Friday, November 25, 2011

About a Decade


Okay, so I didn’t have a great work experience over the summer, at the place I worked from June to September. Thinking back, there were lots of little signs that warned me of this, small little signs I brushed off.

Like this.

My first or second day there, the boss is bringing me around to all the other departments, meeting managers and other various assorted VIPs. She brings me into the General Sales Manager’s office. He’s in there, a couple other regular sales managers are there, and the owner is in there. They’re all pal’ing around, yukking it up, making mock and not-so-mock fun of each other, being good natured jerks with a thin veil of menace behind every remark. The testosterone level is approaching the room’s Schwarzschild radius.

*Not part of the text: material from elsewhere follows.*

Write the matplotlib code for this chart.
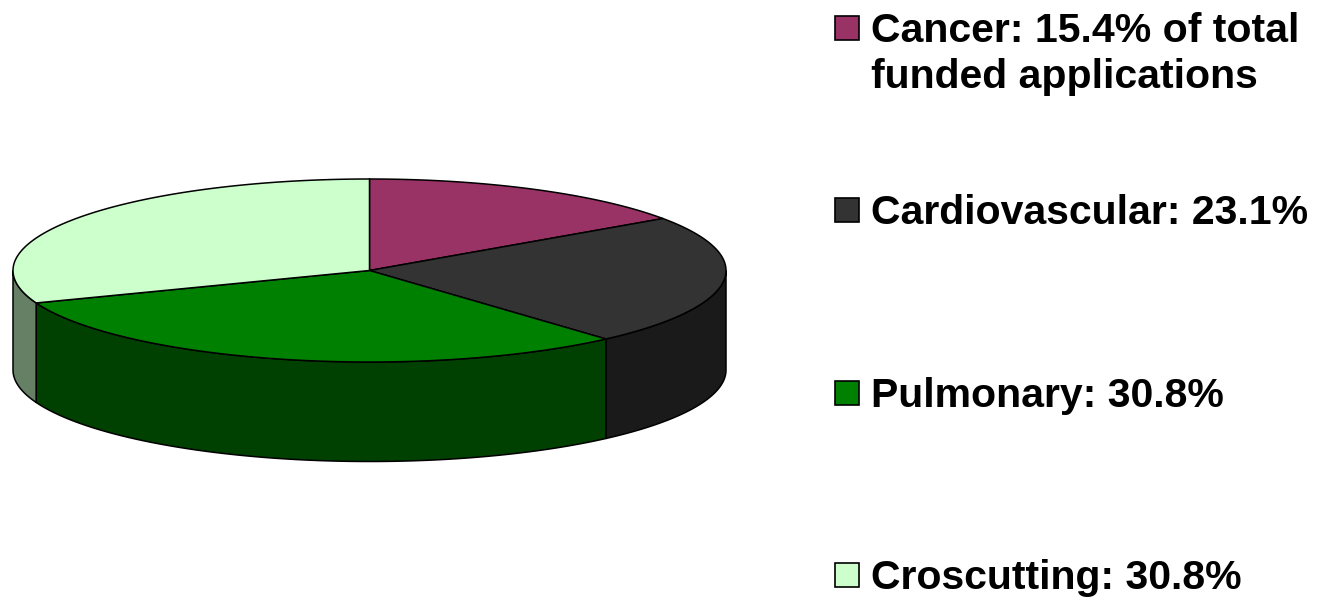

Anyway, after I’m introduced, the owner says, “Say, I hear you worked with Mac up the street.” “Mac” is one of the sales managers at the affiliated store a few miles away.

“Yes,” I say.

“How long?”

“About a decade.”

Well, this set them off. “About a decade,” one says, doing a hoity-toity imitation of me. “Whoa,” says another, “big word!” More yuks and guffaws as I smile uncomfortably and edge out the door.

Now, this might not seem a big deal. These people are horse-traders, as my father-in-law says, and I’m basically a glorified librarian. Oil and water. But still, don’t you think their reaction was a bit … stupid? Kinda like someone dancing around loudly exclaiming, “Hey, ain’t I a doofus!”

This was only a little thing. But there were lots of little things. Like a 240 percent annual turnover rate. Like the fact that only 21 percent of employees were there over three years. Like the fact that my boss would tell me to remind her whenever X was going to happen. I’d tell her and she’d say “send me an email.” Next time I’d email her, and she’d chastise me, “you gotta tell me when this is going to happen!” And on, and on, and on.

Oh well. I’m in a much happier place now, two-and-a-half weeks into the new job. As I tell anyone who asks, that old summer job was like boot camp for this new one. If I could survive boot camp, I can survive anything.